*SHORT PROBLEM:* Print exactly the lines from the first one down to the line containing "0.298, 0.309, 0.318];", both ends included, with no pictures and nothing else.

*DATASET EXCERPT:*

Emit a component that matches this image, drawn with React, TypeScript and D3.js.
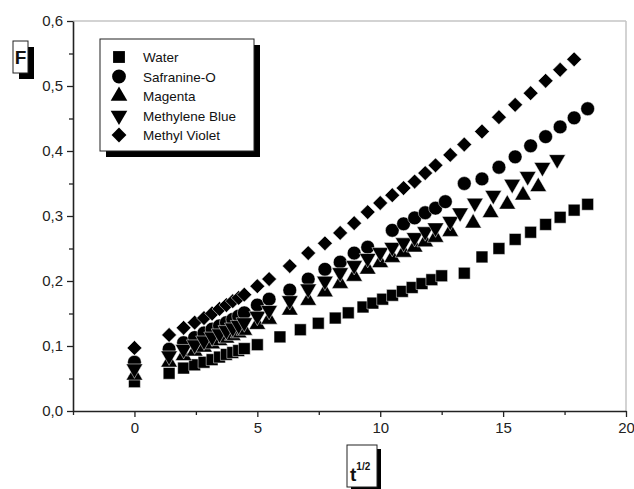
import { useEffect, useRef } from 'react';
import * as d3 from 'd3';

// t^(1/2) and F values
const waterT = [0, 1.41, 2, 2.45, 2.83, 3.16, 3.46, 3.74, 4, 4.24, 4.47, 5, 5.92, 6.75, 7.48, 8.17, 8.7, 9.3, 9.7, 10.1, 10.5, 10.9, 11.3, 11.7, 12.1, 12.5, 13.42, 14.14, 14.83, 15.49, 16.12, 16.73, 17.32, 17.89, 18.44];
const waterF = [0.045, 0.058, 0.066, 0.071, 0.075, 0.079, 0.083, 0.087, 0.09, 0.093, 0.096, 0.102, 0.114, 0.125, 0.135, 0.143, 0.151, 0.16, 0.166, 0.172, 0.178, 0.184, 0.19, 0.196, 0.202, 0.208, 0.212, 0.237, 0.25, 0.264, 0.275, 0.287, 0.298, 0.309, 0.318];

const safranineT = [0, 1.41, 2, 2.45, 2.83, 3.16, 3.46, 3.74, 4, 4.24, 4.47, 5, 5.48, 6.32, 7.07, 7.75, 8.37, 8.94, 9.49, 10.49, 10.95, 11.4, 11.83, 12.25, 12.65, 13.42, 14.14, 14.83, 15.49, 16.12, 16.73, 17.32, 17.89, 18.44];
const safranineF = [0.075, 0.095, 0.105, 0.113, 0.12, 0.126, 0.131, 0.136, 0.141, 0.146, 0.151, 0.163, 0.172, 0.186, 0.203, 0.218, 0.229, 0.243, 0.252, 0.278, 0.288, 0.297, 0.305, 0.312, 0.322, 0.35, 0.357, 0.375, 0.391, 0.408, 0.422, 0.437, 0.451, 0.465];

const magentaT = [0, 1.41, 2, 2.45, 2.83, 3.16, 3.46, 3.74, 4, 4.24, 4.47, 5, 5.48, 6.32, 7.07, 7.75, 8.37, 8.94, 9.49, 10, 10.49, 10.95, 11.4, 11.83, 12.25, 12.85, 13.78, 14.49, 15.17, 15.81, 16.43];
const magentaF = [0.055, 0.075, 0.085, 0.092, 0.098, 0.103, 0.108, 0.112, 0.116, 0.12, 0.124, 0.133, 0.141, 0.155, 0.17, 0.183, 0.196, 0.207, 0.218, 0.228, 0.236, 0.244, 0.252, 0.26, 0.267, 0.276, 0.289, 0.305, 0.318, 0.332, 0.345];

const methyleneT = [0, 1.41, 2, 2.45, 2.83, 3.16, 3.46, 3.74, 4, 4.24, 4.47, 5, 5.48, 6.32, 7.07, 7.75, 8.37, 8.94, 9.49, 10, 10.49, 10.95, 11.4, 11.83, 12.25, 12.85, 13.25, 13.85, 14.6, 15.37, 16, 16.6, 17.2];
const methyleneF = [0.065, 0.085, 0.095, 0.102, 0.108, 0.114, 0.119, 0.124, 0.128, 0.132, 0.136, 0.146, 0.155, 0.17, 0.188, 0.2, 0.213, 0.224, 0.235, 0.244, 0.252, 0.259, 0.267, 0.276, 0.282, 0.292, 0.305, 0.32, 0.332, 0.349, 0.361, 0.375, 0.387];

const violetT = [0, 1.41, 2, 2.45, 2.83, 3.16, 3.46, 3.74, 4, 4.24, 4.47, 5, 5.48, 6.32, 7.07, 7.75, 8.37, 8.94, 9.49, 10, 10.49, 10.95, 11.4, 11.83, 12.25, 12.85, 13.42, 14.14, 14.83, 15.49, 16.12, 16.73, 17.32, 17.89];
const violetF = [0.097, 0.117, 0.128, 0.136, 0.143, 0.15, 0.157, 0.163, 0.169, 0.174, 0.179, 0.192, 0.203, 0.223, 0.243, 0.258, 0.274, 0.289, 0.306, 0.32, 0.332, 0.343, 0.353, 0.366, 0.378, 0.394, 0.41, 0.43, 0.452, 0.471, 0.489, 0.508, 0.525, 0.541];

const seriesNames = ['Water', 'Safranine-O', 'Magenta', 'Methylene Blue', 'Methyl Violet'];
const xMajor = [0, 5, 10, 15, 20];
const xMinor = [-2.5, 2.5, 7.5, 12.5, 17.5];
const yMajor = [0, 0.1, 0.2, 0.3, 0.4, 0.5, 0.6];
const yMinor = [0.05, 0.15, 0.25, 0.35, 0.45, 0.55];

const W = 634;
const H = 489;

const App = () => {
  const svgRef = useRef<SVGSVGElement>(null);

  useEffect(() => {
    const svg = d3.select(svgRef.current);
    svg.selectAll('*').remove();

    const x = d3.scaleLinear().domain([-2.5, 20]).range([73, 626]);
    const y = d3.scaleLinear().domain([0, 0.6]).range([411, 21]);
    const font = 'Arial, "Liberation Sans", sans-serif';
    const comma = (d: number) => d3.format('.1f')(d).replace('.', ',');

    // top / right frame (light)
    svg.append('line').attr('x1', x(-2.5)).attr('x2', x(20)).attr('y1', y(0.6)).attr('y2', y(0.6))
      .attr('stroke', '#c4c4c4').attr('stroke-width', 1.5);
    svg.append('line').attr('x1', x(20)).attr('x2', x(20)).attr('y1', y(0.6)).attr('y2', y(0))
      .attr('stroke', '#c4c4c4').attr('stroke-width', 1.5);

    // minor ticks first
    svg.append('g')
      .attr('transform', `translate(0,${y(0)})`)
      .call(d3.axisBottom(x).tickValues(xMinor).tickSize(4).tickSizeOuter(0).tickFormat(() => ''))
      .call(g => g.select('.domain').remove())
      .selectAll('line').attr('stroke', '#222').attr('stroke-width', 1.3);
    svg.append('g')
      .attr('transform', `translate(${x(-2.5)},0)`)
      .call(d3.axisLeft(y).tickValues(yMinor).tickSize(4).tickSizeOuter(0).tickFormat(() => ''))
      .call(g => g.select('.domain').remove())
      .selectAll('line').attr('stroke', '#222').attr('stroke-width', 1.3);

    const xAxis = svg.append('g')
      .attr('transform', `translate(0,${y(0)})`)
      .call(d3.axisBottom(x).tickValues(xMajor).tickSize(6).tickSizeOuter(0).tickPadding(5).tickFormat(d => `${d}`));
    xAxis.select('.domain').attr('stroke', '#222').attr('stroke-width', 1.6);
    xAxis.selectAll('line').attr('stroke', '#222').attr('stroke-width', 1.3);
    xAxis.selectAll('text').attr('font-family', font).attr('font-size', 15).attr('fill', '#222');

    const yAxis = svg.append('g')
      .attr('transform', `translate(${x(-2.5)},0)`)
      .call(d3.axisLeft(y).tickValues(yMajor).tickSize(6).tickSizeOuter(0).tickPadding(4).tickFormat(d => comma(+d)));
    yAxis.select('.domain').attr('stroke', '#222').attr('stroke-width', 1.6);
    yAxis.selectAll('line').attr('stroke', '#222').attr('stroke-width', 1.3);
    yAxis.selectAll('text').attr('font-family', font).attr('font-size', 15).attr('fill', '#222');

    // symbols
    const sq = d3.symbol().type(d3.symbolSquare).size(140)();
    const circ = d3.symbol().type(d3.symbolCircle).size(150)();
    const tri = d3.symbol().type(d3.symbolTriangle).size(120)();
    const dia = d3.symbol().type(d3.symbolSquare).size(110)();
    const shapes = [
      { name: seriesNames[0], t: waterT, f: waterF, path: sq, rot: 0 },
      { name: seriesNames[1], t: safranineT, f: safranineF, path: circ, rot: 0 },
      { name: seriesNames[2], t: magentaT, f: magentaF, path: tri, rot: 0 },
      { name: seriesNames[3], t: methyleneT, f: methyleneF, path: tri, rot: 180 },
      { name: seriesNames[4], t: violetT, f: violetF, path: dia, rot: 45 },
    ];

    shapes.forEach(s => {
      svg.append('g')
        .selectAll('path')
        .data(s.t.map((t, i) => ({ t, f: s.f[i] })))
        .join('path')
        .attr('d', s.path)
        .attr('transform', d => `translate(${x(d.t)},${y(d.f)}) rotate(${s.rot})`)
        .attr('fill', '#000')
        .attr('stroke', '#fff')
        .attr('stroke-width', 0.5);
    });

    // legend
    const lg = svg.append('g');
    lg.append('rect').attr('x', 106).attr('y', 45).attr('width', 154).attr('height', 112).attr('fill', '#000');
    lg.append('rect').attr('x', 100).attr('y', 39).attr('width', 154).attr('height', 112)
      .attr('fill', '#fff').attr('stroke', '#222').attr('stroke-width', 1);
    shapes.forEach((s, i) => {
      const cy = 57 + i * 19.5;
      lg.append('path').attr('d', s.path).attr('fill', '#000')
        .attr('transform', `translate(119,${cy}) rotate(${s.rot})`);
      lg.append('text').attr('x', 143).attr('y', cy + 5)
        .attr('font-family', font).attr('font-size', 13.5).attr('fill', '#111')
        .text(s.name);
    });

    // F label
    const fl = svg.append('g');
    fl.append('rect').attr('x', 19).attr('y', 47).attr('width', 15).attr('height', 32).attr('fill', '#000');
    fl.append('rect').attr('x', 13).attr('y', 41).attr('width', 15).attr('height', 32)
      .attr('fill', '#fff').attr('stroke', '#222').attr('stroke-width', 1);
    fl.append('text').attr('x', 20.5).attr('y', 64).attr('text-anchor', 'middle')
      .attr('font-family', font).attr('font-weight', 'bold').attr('font-size', 19).attr('fill', '#111')
      .text('F');

    // t^1/2 label
    const tl = svg.append('g');
    tl.append('rect').attr('x', 351).attr('y', 449).attr('width', 30).attr('height', 42).attr('fill', '#000');
    tl.append('rect').attr('x', 347).attr('y', 445).attr('width', 30).attr('height', 42)
      .attr('fill', '#fff').attr('stroke', '#222').attr('stroke-width', 1);
    const tt = tl.append('text').attr('x', 350).attr('y', 481)
      .attr('font-family', font).attr('font-weight', 'bold').attr('font-size', 19).attr('fill', '#111');
    tt.append('tspan').text('t');
    tt.append('tspan').attr('dy', -11).attr('font-size', 10).text('1/2');
  }, []);

  return (
    <div style={{ position: 'absolute', left: 0, top: 0 }}>
      <svg ref={svgRef} width={W} height={H} style={{ display: 'block', background: '#fff' }} />
    </div>
  );
};

export default App;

*CORRECT ANSWER:*
Emit a component that matches this image, drawn with React, TypeScript and D3.js.
import { useEffect, useRef } from 'react';
import * as d3 from 'd3';

// t^(1/2) and F values
const waterT = [0, 1.41, 2, 2.45, 2.83, 3.16, 3.46, 3.74, 4, 4.24, 4.47, 5, 5.92, 6.75, 7.48, 8.17, 8.7, 9.3, 9.7, 10.1, 10.5, 10.9, 11.3, 11.7, 12.1, 12.5, 13.42, 14.14, 14.83, 15.49, 16.12, 16.73, 17.32, 17.89, 18.44];
const waterF = [0.045, 0.058, 0.066, 0.071, 0.075, 0.079, 0.083, 0.087, 0.09, 0.093, 0.096, 0.102, 0.114, 0.125, 0.135, 0.143, 0.151, 0.16, 0.166, 0.172, 0.178, 0.184, 0.19, 0.196, 0.202, 0.208, 0.212, 0.237, 0.25, 0.264, 0.275, 0.287, 0.298, 0.309, 0.318];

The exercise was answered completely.